§ **DATASET EXTRACT**
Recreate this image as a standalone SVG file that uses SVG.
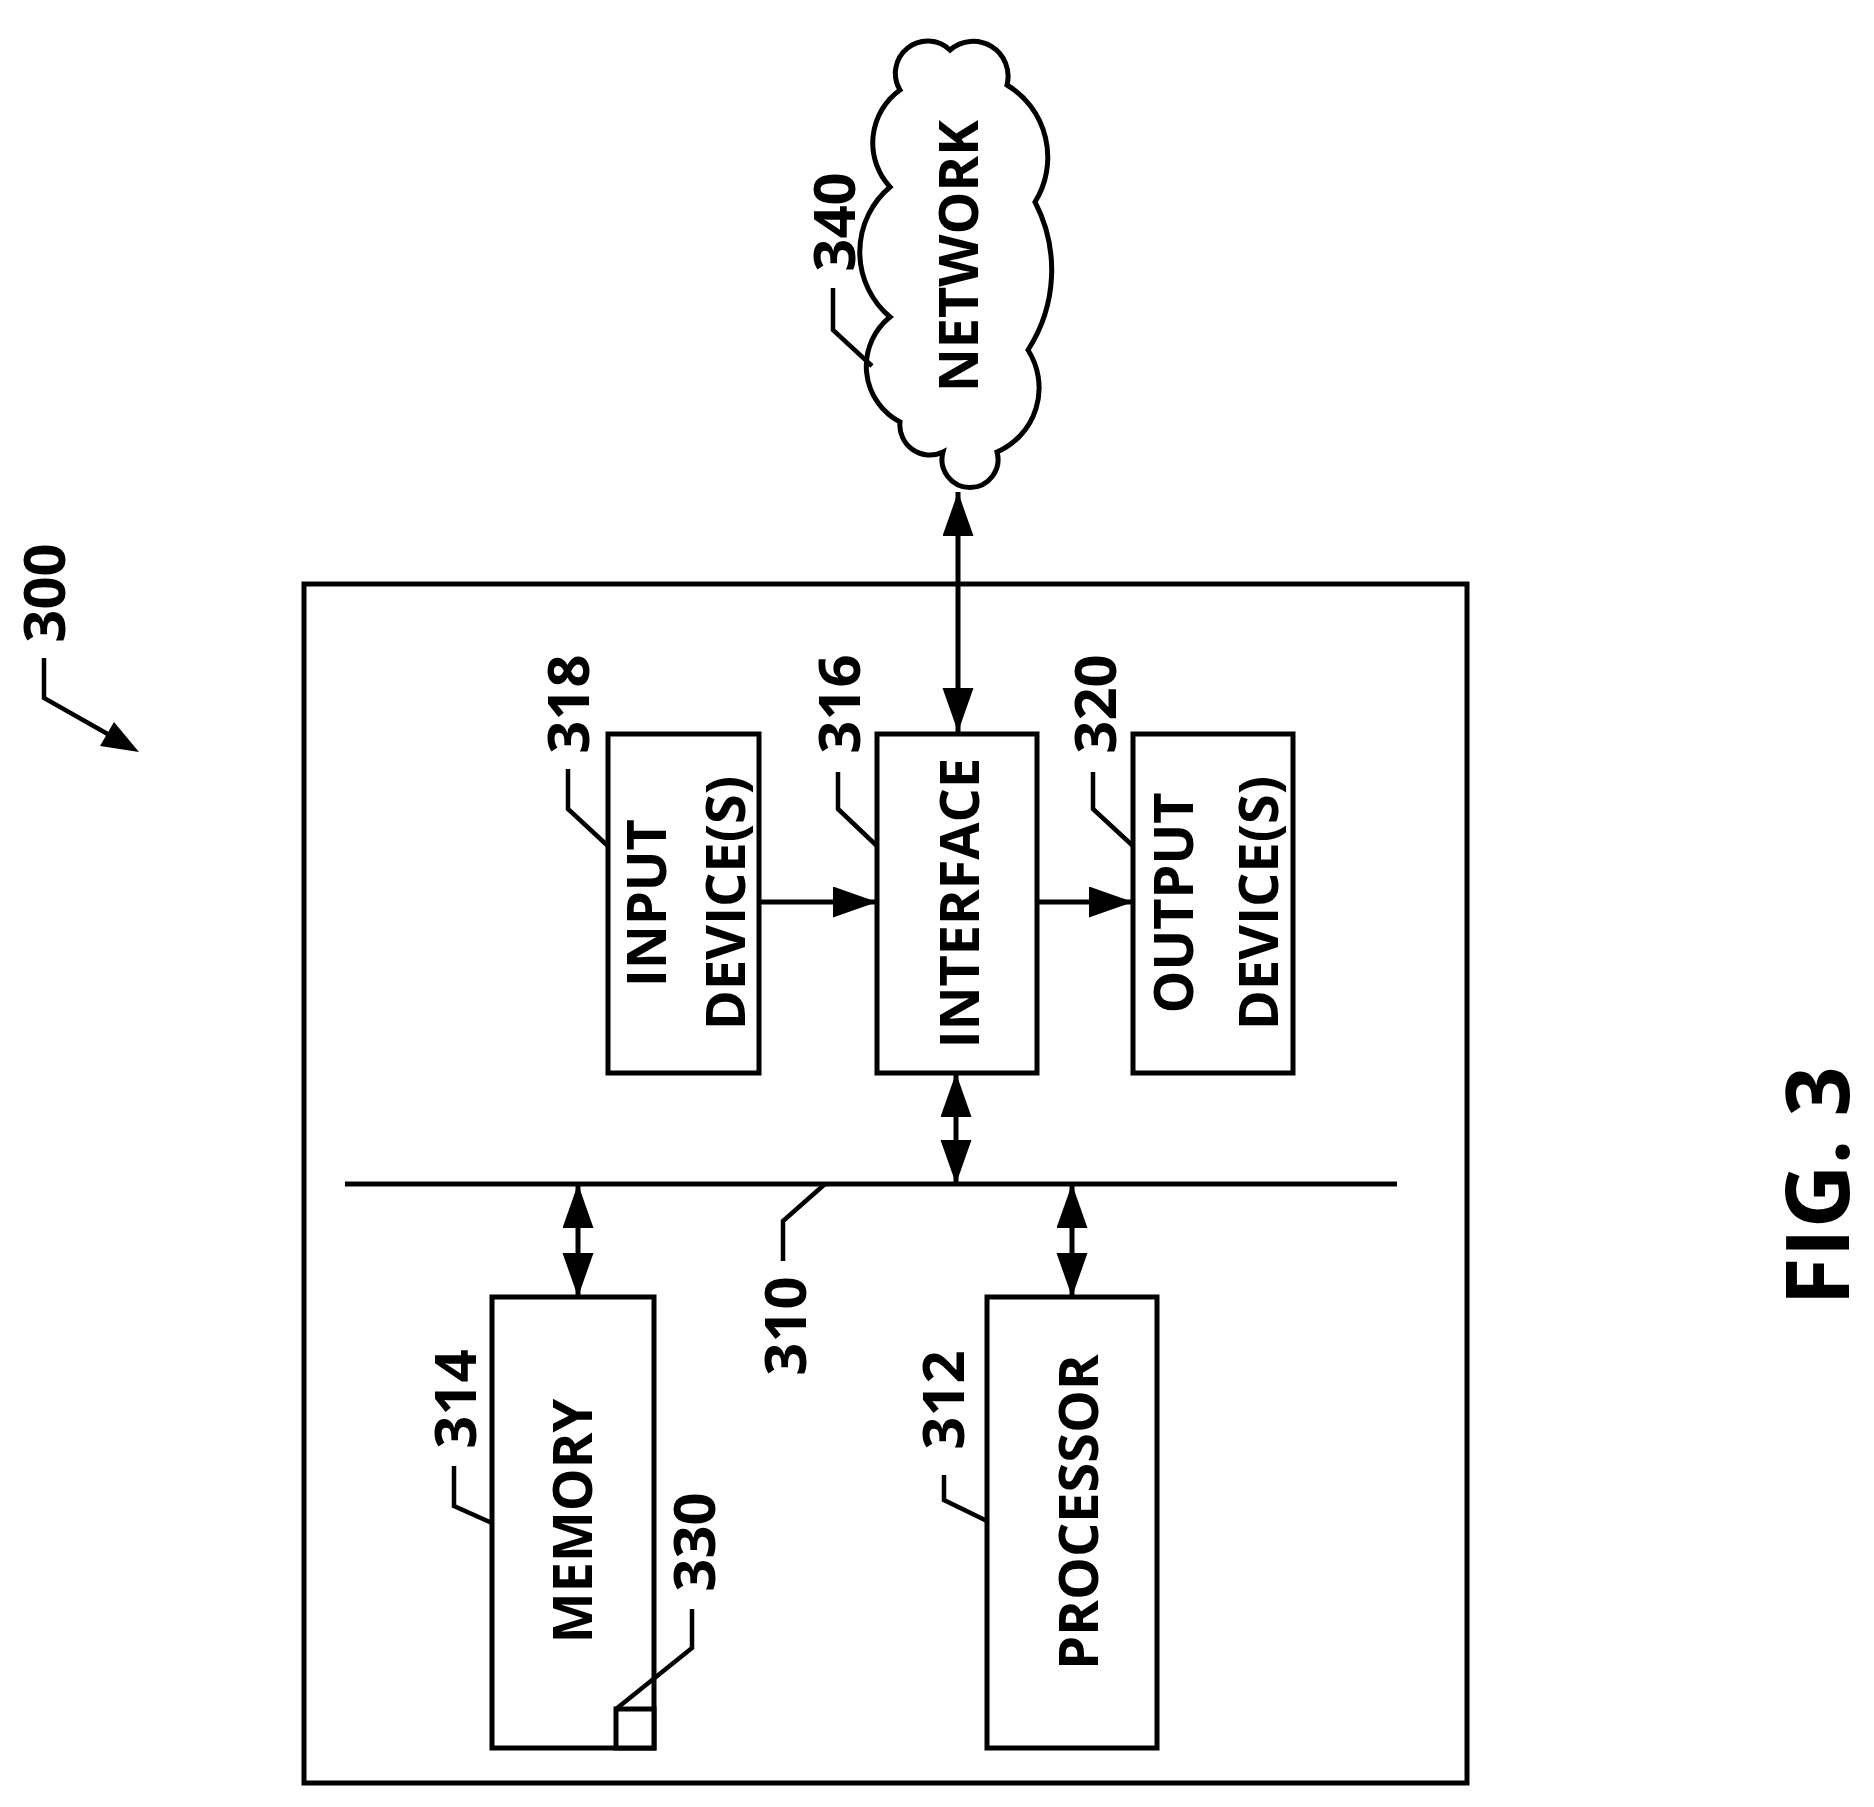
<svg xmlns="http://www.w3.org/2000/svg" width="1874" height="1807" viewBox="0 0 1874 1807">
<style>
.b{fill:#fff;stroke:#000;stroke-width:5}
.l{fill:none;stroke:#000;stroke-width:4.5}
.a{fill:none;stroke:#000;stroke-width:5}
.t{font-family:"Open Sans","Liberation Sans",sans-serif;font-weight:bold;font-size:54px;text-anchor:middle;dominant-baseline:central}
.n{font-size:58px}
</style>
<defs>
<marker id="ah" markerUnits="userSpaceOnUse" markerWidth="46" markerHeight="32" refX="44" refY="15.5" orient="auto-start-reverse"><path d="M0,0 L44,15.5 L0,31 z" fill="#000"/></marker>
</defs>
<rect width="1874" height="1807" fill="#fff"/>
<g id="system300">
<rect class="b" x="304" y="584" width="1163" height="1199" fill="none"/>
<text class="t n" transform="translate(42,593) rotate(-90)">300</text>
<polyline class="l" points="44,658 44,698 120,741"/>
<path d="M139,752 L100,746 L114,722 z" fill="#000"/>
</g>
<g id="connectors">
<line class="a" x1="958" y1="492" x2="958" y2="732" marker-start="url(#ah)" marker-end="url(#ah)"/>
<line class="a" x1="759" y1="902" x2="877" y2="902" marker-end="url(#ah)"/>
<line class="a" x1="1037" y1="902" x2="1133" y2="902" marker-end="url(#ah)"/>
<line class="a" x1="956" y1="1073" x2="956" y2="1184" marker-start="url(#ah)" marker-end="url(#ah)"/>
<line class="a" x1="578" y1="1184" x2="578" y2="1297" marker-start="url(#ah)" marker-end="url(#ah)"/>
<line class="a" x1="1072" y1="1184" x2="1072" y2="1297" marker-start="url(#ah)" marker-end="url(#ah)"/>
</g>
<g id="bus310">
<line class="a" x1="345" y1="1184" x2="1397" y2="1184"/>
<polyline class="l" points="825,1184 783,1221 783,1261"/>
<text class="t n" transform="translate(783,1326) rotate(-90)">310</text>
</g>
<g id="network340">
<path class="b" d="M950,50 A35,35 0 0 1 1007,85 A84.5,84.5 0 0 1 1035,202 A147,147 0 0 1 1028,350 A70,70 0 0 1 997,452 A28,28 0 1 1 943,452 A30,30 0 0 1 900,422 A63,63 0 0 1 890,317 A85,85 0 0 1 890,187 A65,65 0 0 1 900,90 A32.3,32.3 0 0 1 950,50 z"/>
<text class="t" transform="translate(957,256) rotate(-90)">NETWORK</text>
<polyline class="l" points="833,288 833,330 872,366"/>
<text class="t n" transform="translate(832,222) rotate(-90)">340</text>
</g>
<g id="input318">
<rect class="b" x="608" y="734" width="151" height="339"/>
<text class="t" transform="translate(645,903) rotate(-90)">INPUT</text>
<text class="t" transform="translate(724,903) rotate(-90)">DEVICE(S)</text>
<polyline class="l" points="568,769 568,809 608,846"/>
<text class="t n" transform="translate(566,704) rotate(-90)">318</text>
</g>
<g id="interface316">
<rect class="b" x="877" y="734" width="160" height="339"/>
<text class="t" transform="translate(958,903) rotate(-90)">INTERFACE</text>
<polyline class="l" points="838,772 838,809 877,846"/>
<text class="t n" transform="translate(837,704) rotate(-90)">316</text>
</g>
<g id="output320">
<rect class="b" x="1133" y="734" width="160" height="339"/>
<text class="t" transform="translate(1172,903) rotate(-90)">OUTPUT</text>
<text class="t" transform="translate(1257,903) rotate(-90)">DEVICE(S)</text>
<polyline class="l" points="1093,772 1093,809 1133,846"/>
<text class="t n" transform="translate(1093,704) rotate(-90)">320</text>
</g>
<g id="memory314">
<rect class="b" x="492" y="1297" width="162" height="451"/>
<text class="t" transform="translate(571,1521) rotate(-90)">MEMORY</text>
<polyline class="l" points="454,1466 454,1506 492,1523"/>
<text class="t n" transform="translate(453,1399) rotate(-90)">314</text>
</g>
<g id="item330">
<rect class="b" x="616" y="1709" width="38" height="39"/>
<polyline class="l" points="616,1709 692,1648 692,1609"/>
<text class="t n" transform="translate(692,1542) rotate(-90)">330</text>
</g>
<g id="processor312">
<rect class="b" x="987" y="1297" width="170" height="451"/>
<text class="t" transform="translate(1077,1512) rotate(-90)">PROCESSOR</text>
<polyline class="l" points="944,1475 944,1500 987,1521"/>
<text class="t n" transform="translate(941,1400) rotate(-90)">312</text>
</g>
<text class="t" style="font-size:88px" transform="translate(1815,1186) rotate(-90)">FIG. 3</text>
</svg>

§ **OBJECTIVE**
Make an exact copy of the whole listing, but don't bring over any pictures.

§ **SOLVED PROBLEM**
Recreate this image as a standalone SVG file that uses SVG.
<svg xmlns="http://www.w3.org/2000/svg" width="1874" height="1807" viewBox="0 0 1874 1807">
<style>
.b{fill:#fff;stroke:#000;stroke-width:5}
.l{fill:none;stroke:#000;stroke-width:4.5}
.a{fill:none;stroke:#000;stroke-width:5}
.t{font-family:"Open Sans","Liberation Sans",sans-serif;font-weight:bold;font-size:54px;text-anchor:middle;dominant-baseline:central}
.n{font-size:58px}
</style>
<defs>
<marker id="ah" markerUnits="userSpaceOnUse" markerWidth="46" markerHeight="32" refX="44" refY="15.5" orient="auto-start-reverse"><path d="M0,0 L44,15.5 L0,31 z" fill="#000"/></marker>
</defs>
<rect width="1874" height="1807" fill="#fff"/>
<g id="system300">
<rect class="b" x="304" y="584" width="1163" height="1199" fill="none"/>
<text class="t n" transform="translate(42,593) rotate(-90)">300</text>
<polyline class="l" points="44,658 44,698 120,741"/>
<path d="M139,752 L100,746 L114,722 z" fill="#000"/>
</g>
<g id="connectors">
<line class="a" x1="958" y1="492" x2="958" y2="732" marker-start="url(#ah)" marker-end="url(#ah)"/>
<line class="a" x1="759" y1="902" x2="877" y2="902" marker-end="url(#ah)"/>
<line class="a" x1="1037" y1="902" x2="1133" y2="902" marker-end="url(#ah)"/>
<line class="a" x1="956" y1="1073" x2="956" y2="1184" marker-start="url(#ah)" marker-end="url(#ah)"/>
<line class="a" x1="578" y1="1184" x2="578" y2="1297" marker-start="url(#ah)" marker-end="url(#ah)"/>
<line class="a" x1="1072" y1="1184" x2="1072" y2="1297" marker-start="url(#ah)" marker-end="url(#ah)"/>
</g>
<g id="bus310">
<line class="a" x1="345" y1="1184" x2="1397" y2="1184"/>
<polyline class="l" points="825,1184 783,1221 783,1261"/>
<text class="t n" transform="translate(783,1326) rotate(-90)">310</text>
</g>
<g id="network340">
<path class="b" d="M950,50 A35,35 0 0 1 1007,85 A84.5,84.5 0 0 1 1035,202 A147,147 0 0 1 1028,350 A70,70 0 0 1 997,452 A28,28 0 1 1 943,452 A30,30 0 0 1 900,422 A63,63 0 0 1 890,317 A85,85 0 0 1 890,187 A65,65 0 0 1 900,90 A32.3,32.3 0 0 1 950,50 z"/>
<text class="t" transform="translate(957,256) rotate(-90)">NETWORK</text>
<polyline class="l" points="833,288 833,330 872,366"/>
<text class="t n" transform="translate(832,222) rotate(-90)">340</text>
</g>
<g id="input318">
<rect class="b" x="608" y="734" width="151" height="339"/>
<text class="t" transform="translate(645,903) rotate(-90)">INPUT</text>
<text class="t" transform="translate(724,903) rotate(-90)">DEVICE(S)</text>
<polyline class="l" points="568,769 568,809 608,846"/>
<text class="t n" transform="translate(566,704) rotate(-90)">318</text>
</g>
<g id="interface316">
<rect class="b" x="877" y="734" width="160" height="339"/>
<text class="t" transform="translate(958,903) rotate(-90)">INTERFACE</text>
<polyline class="l" points="838,772 838,809 877,846"/>
<text class="t n" transform="translate(837,704) rotate(-90)">316</text>
</g>
<g id="output320">
<rect class="b" x="1133" y="734" width="160" height="339"/>
<text class="t" transform="translate(1172,903) rotate(-90)">OUTPUT</text>
<text class="t" transform="translate(1257,903) rotate(-90)">DEVICE(S)</text>
<polyline class="l" points="1093,772 1093,809 1133,846"/>
<text class="t n" transform="translate(1093,704) rotate(-90)">320</text>
</g>
<g id="memory314">
<rect class="b" x="492" y="1297" width="162" height="451"/>
<text class="t" transform="translate(571,1521) rotate(-90)">MEMORY</text>
<polyline class="l" points="454,1466 454,1506 492,1523"/>
<text class="t n" transform="translate(453,1399) rotate(-90)">314</text>
</g>
<g id="item330">
<rect class="b" x="616" y="1709" width="38" height="39"/>
<polyline class="l" points="616,1709 692,1648 692,1609"/>
<text class="t n" transform="translate(692,1542) rotate(-90)">330</text>
</g>
<g id="processor312">
<rect class="b" x="987" y="1297" width="170" height="451"/>
<text class="t" transform="translate(1077,1512) rotate(-90)">PROCESSOR</text>
<polyline class="l" points="944,1475 944,1500 987,1521"/>
<text class="t n" transform="translate(941,1400) rotate(-90)">312</text>
</g>
<text class="t" style="font-size:88px" transform="translate(1815,1186) rotate(-90)">FIG. 3</text>
</svg>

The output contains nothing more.